LISTING ▸
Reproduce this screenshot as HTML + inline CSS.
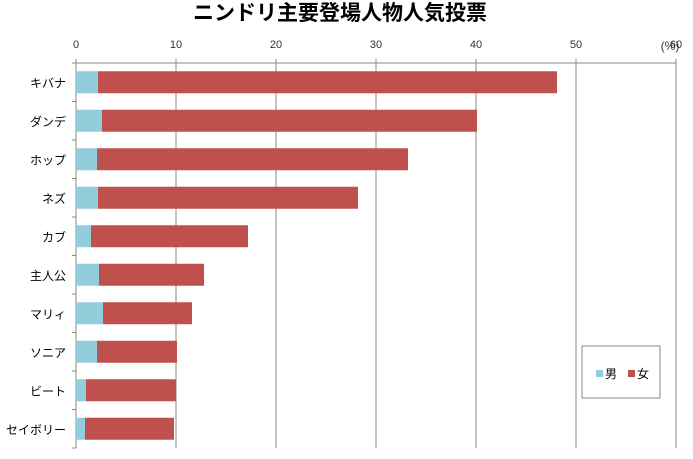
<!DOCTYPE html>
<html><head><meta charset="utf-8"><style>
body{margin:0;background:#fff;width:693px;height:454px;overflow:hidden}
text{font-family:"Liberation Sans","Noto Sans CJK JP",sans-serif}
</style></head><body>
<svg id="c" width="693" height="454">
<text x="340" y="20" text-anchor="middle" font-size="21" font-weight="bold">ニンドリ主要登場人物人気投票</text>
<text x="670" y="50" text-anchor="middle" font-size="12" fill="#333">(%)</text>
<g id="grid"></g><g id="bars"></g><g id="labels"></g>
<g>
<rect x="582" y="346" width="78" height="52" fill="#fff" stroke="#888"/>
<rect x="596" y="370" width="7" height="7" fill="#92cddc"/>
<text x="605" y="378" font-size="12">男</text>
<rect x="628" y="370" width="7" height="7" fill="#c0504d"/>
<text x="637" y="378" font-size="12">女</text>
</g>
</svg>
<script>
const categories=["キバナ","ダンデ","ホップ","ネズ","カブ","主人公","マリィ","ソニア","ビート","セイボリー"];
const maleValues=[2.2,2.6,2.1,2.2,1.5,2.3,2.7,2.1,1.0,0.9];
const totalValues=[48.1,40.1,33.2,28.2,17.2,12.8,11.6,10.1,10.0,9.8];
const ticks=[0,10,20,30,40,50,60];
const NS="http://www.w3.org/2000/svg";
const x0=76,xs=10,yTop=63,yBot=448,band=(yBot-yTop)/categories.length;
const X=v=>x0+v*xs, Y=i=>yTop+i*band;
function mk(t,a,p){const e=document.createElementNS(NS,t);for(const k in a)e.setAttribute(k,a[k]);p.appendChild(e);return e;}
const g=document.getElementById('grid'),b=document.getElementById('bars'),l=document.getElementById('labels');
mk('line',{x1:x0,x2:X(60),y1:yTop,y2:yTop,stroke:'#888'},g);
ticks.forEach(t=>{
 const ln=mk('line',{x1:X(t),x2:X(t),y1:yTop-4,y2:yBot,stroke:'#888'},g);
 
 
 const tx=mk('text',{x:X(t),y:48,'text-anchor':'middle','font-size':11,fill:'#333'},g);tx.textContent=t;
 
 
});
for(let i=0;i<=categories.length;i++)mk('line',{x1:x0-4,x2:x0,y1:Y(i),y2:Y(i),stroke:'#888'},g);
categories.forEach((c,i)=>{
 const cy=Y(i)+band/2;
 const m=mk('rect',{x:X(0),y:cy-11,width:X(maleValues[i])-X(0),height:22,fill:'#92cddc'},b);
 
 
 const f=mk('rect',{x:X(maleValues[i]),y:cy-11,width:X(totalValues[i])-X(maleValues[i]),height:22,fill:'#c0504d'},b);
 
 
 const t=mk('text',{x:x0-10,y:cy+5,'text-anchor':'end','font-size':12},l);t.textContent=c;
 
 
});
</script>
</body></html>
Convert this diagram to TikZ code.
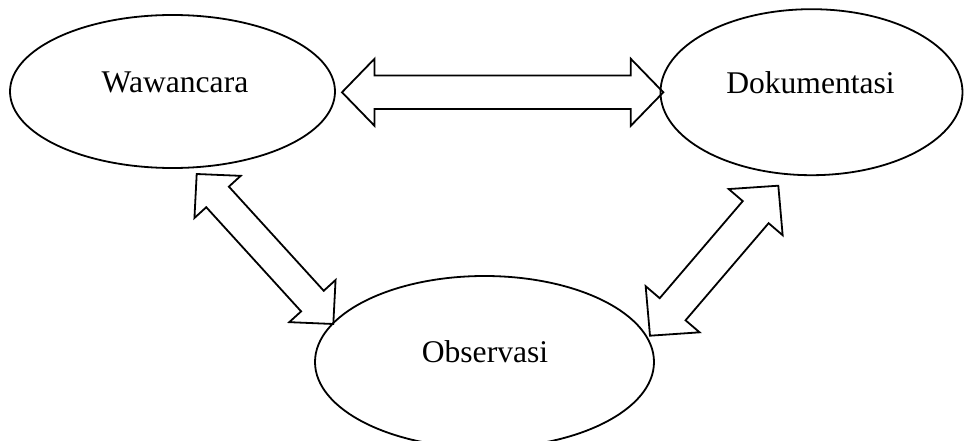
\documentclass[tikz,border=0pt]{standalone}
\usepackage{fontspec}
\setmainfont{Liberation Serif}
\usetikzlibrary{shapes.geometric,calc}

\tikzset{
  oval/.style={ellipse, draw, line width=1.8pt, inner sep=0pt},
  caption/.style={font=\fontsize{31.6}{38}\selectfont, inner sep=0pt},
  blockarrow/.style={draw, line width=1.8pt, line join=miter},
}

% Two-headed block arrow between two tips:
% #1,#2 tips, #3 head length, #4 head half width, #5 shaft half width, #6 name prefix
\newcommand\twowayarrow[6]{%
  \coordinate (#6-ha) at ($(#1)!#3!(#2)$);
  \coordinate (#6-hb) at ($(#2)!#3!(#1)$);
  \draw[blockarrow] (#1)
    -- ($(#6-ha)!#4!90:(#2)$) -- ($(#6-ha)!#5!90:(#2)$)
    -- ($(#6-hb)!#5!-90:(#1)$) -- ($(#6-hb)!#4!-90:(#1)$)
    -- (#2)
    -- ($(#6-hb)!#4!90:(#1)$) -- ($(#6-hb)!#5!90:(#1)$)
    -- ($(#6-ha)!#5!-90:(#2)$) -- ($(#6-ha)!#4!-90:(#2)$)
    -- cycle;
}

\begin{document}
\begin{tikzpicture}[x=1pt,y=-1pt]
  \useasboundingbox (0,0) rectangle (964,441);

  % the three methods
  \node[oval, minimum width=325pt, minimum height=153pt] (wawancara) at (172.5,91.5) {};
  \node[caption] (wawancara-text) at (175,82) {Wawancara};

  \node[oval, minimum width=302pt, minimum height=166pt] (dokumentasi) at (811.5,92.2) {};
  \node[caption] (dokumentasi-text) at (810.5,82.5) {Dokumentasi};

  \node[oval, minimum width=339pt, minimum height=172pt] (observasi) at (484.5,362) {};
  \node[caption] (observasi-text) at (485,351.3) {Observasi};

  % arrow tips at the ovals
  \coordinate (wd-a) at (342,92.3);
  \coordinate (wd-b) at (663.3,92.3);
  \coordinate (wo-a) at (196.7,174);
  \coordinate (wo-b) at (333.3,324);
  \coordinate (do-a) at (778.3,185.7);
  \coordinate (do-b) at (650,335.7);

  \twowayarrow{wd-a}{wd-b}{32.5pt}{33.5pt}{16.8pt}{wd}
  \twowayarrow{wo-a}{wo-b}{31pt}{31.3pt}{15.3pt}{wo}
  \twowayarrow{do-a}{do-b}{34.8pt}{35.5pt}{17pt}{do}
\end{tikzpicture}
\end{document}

TASK REQUIREMENTS ▸
Exclude the pictures, and transcribe all of the material exactly.

FINISHED TASK ▸
Reproduce this screenshot as HTML + inline CSS.
<!DOCTYPE html>
<html><head><meta charset="utf-8"><style>
body{margin:0;background:#fff;width:693px;height:454px;overflow:hidden}
text{font-family:"Liberation Sans","Noto Sans CJK JP",sans-serif}
</style></head><body>
<svg id="c" width="693" height="454">
<text x="340" y="20" text-anchor="middle" font-size="21" font-weight="bold">ニンドリ主要登場人物人気投票</text>
<text x="670" y="50" text-anchor="middle" font-size="12" fill="#333">(%)</text>
<g id="grid"></g><g id="bars"></g><g id="labels"></g>
<g>
<rect x="582" y="346" width="78" height="52" fill="#fff" stroke="#888"/>
<rect x="596" y="370" width="7" height="7" fill="#92cddc"/>
<text x="605" y="378" font-size="12">男</text>
<rect x="628" y="370" width="7" height="7" fill="#c0504d"/>
<text x="637" y="378" font-size="12">女</text>
</g>
</svg>
<script>
const categories=["キバナ","ダンデ","ホップ","ネズ","カブ","主人公","マリィ","ソニア","ビート","セイボリー"];
const maleValues=[2.2,2.6,2.1,2.2,1.5,2.3,2.7,2.1,1.0,0.9];
const totalValues=[48.1,40.1,33.2,28.2,17.2,12.8,11.6,10.1,10.0,9.8];
const ticks=[0,10,20,30,40,50,60];
const NS="http://www.w3.org/2000/svg";
const x0=76,xs=10,yTop=63,yBot=448,band=(yBot-yTop)/categories.length;
const X=v=>x0+v*xs, Y=i=>yTop+i*band;
function mk(t,a,p){const e=document.createElementNS(NS,t);for(const k in a)e.setAttribute(k,a[k]);p.appendChild(e);return e;}
const g=document.getElementById('grid'),b=document.getElementById('bars'),l=document.getElementById('labels');
mk('line',{x1:x0,x2:X(60),y1:yTop,y2:yTop,stroke:'#888'},g);
ticks.forEach(t=>{
 const ln=mk('line',{x1:X(t),x2:X(t),y1:yTop-4,y2:yBot,stroke:'#888'},g);
 
 
 const tx=mk('text',{x:X(t),y:48,'text-anchor':'middle','font-size':11,fill:'#333'},g);tx.textContent=t;
 
 
});
for(let i=0;i<=categories.length;i++)mk('line',{x1:x0-4,x2:x0,y1:Y(i),y2:Y(i),stroke:'#888'},g);
categories.forEach((c,i)=>{
 const cy=Y(i)+band/2;
 const m=mk('rect',{x:X(0),y:cy-11,width:X(maleValues[i])-X(0),height:22,fill:'#92cddc'},b);
 
 
 const f=mk('rect',{x:X(maleValues[i]),y:cy-11,width:X(totalValues[i])-X(maleValues[i]),height:22,fill:'#c0504d'},b);
 
 
 const t=mk('text',{x:x0-10,y:cy+5,'text-anchor':'end','font-size':12},l);t.textContent=c;
 
 
});
</script>
</body></html>
Convert this diagram to TikZ code.
\documentclass[tikz,border=0pt]{standalone}
\usepackage{fontspec}
\setmainfont{Liberation Serif}
\usetikzlibrary{shapes.geometric,calc}

\tikzset{
  oval/.style={ellipse, draw, line width=1.8pt, inner sep=0pt},
  caption/.style={font=\fontsize{31.6}{38}\selectfont, inner sep=0pt},
  blockarrow/.style={draw, line width=1.8pt, line join=miter},
}

% Two-headed block arrow between two tips:
% #1,#2 tips, #3 head length, #4 head half width, #5 shaft half width, #6 name prefix
\newcommand\twowayarrow[6]{%
  \coordinate (#6-ha) at ($(#1)!#3!(#2)$);
  \coordinate (#6-hb) at ($(#2)!#3!(#1)$);
  \draw[blockarrow] (#1)
    -- ($(#6-ha)!#4!90:(#2)$) -- ($(#6-ha)!#5!90:(#2)$)
    -- ($(#6-hb)!#5!-90:(#1)$) -- ($(#6-hb)!#4!-90:(#1)$)
    -- (#2)
    -- ($(#6-hb)!#4!90:(#1)$) -- ($(#6-hb)!#5!90:(#1)$)
    -- ($(#6-ha)!#5!-90:(#2)$) -- ($(#6-ha)!#4!-90:(#2)$)
    -- cycle;
}

\begin{document}
\begin{tikzpicture}[x=1pt,y=-1pt]
  \useasboundingbox (0,0) rectangle (964,441);

  % the three methods
  \node[oval, minimum width=325pt, minimum height=153pt] (wawancara) at (172.5,91.5) {};
  \node[caption] (wawancara-text) at (175,82) {Wawancara};

  \node[oval, minimum width=302pt, minimum height=166pt] (dokumentasi) at (811.5,92.2) {};
  \node[caption] (dokumentasi-text) at (810.5,82.5) {Dokumentasi};

  \node[oval, minimum width=339pt, minimum height=172pt] (observasi) at (484.5,362) {};
  \node[caption] (observasi-text) at (485,351.3) {Observasi};

  % arrow tips at the ovals
  \coordinate (wd-a) at (342,92.3);
  \coordinate (wd-b) at (663.3,92.3);
  \coordinate (wo-a) at (196.7,174);
  \coordinate (wo-b) at (333.3,324);
  \coordinate (do-a) at (778.3,185.7);
  \coordinate (do-b) at (650,335.7);

  \twowayarrow{wd-a}{wd-b}{32.5pt}{33.5pt}{16.8pt}{wd}
  \twowayarrow{wo-a}{wo-b}{31pt}{31.3pt}{15.3pt}{wo}
  \twowayarrow{do-a}{do-b}{34.8pt}{35.5pt}{17pt}{do}
\end{tikzpicture}
\end{document}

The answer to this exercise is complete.